Notable Metrics and Comparisons
- Rendering Quality:
- On the ScanNet++ dataset, GSFusion achieves an average PSNR of 28.84 and SSIM of 0.897 for training views after 10 iterations of global optimization, surpassing both SplaTAM and RTG-SLAM in visual fidelity.
- On the Replica dataset, GSFusion matches closely with RTG-SLAM, achieving average PSNR, SSIM, and LPIPS metrics of 34.65, 0.949, and 0.056, respectively, after global optimization.
- Efficiency:
- The system substantially outperforms existing methods in mapping speed, demonstrating an average frame rate of 6.14 fps on ScanNet++, which is at least five times faster than RTG-SLAM and 30 times faster than SplaTAM.

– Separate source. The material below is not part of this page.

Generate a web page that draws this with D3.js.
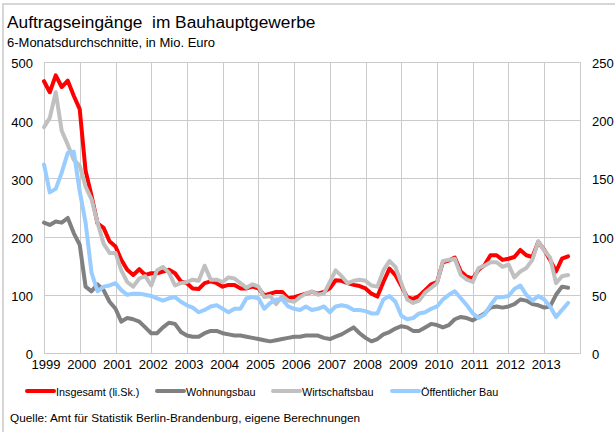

- Memory Usage: GSFusion presents a significant reduction in model size (averaging 29.3 MB on ScanNet++), offering a compact representation without compromising quality.
Implications and Future Directions
The proposed GSFusion system sets a new benchmark for real-time RGB-D mapping, offering both high-quality rendering and computational efficiency. This makes it highly applicable for use in dynamic and resource-constrained environments such as mobile robotics, autonomous vehicles, and real-time AR/VR applications.
Future Directions
- Scale and Resolution: The integration of multi-resolution volumetric grids could be explored to extend the system's applicability to larger and more complex environments.
- Learning-Based Methods: Incorporating learning-based techniques could further optimize the mapping and rendering processes, potentially yielding improved adaptability to different scenes and sensor noise profiles.
- Hardware Accelerations: Leveraging advancements in hardware, such as specialized AI accelerators, could push the boundaries of real-time performance and visual quality even further.
In conclusion, GSFusion presents a robust framework that successfully combines the strengths of TSDF fusion and 3D Gaussian splatting, setting a foundation for further innovations in high-fidelity, real-time 3D mapping.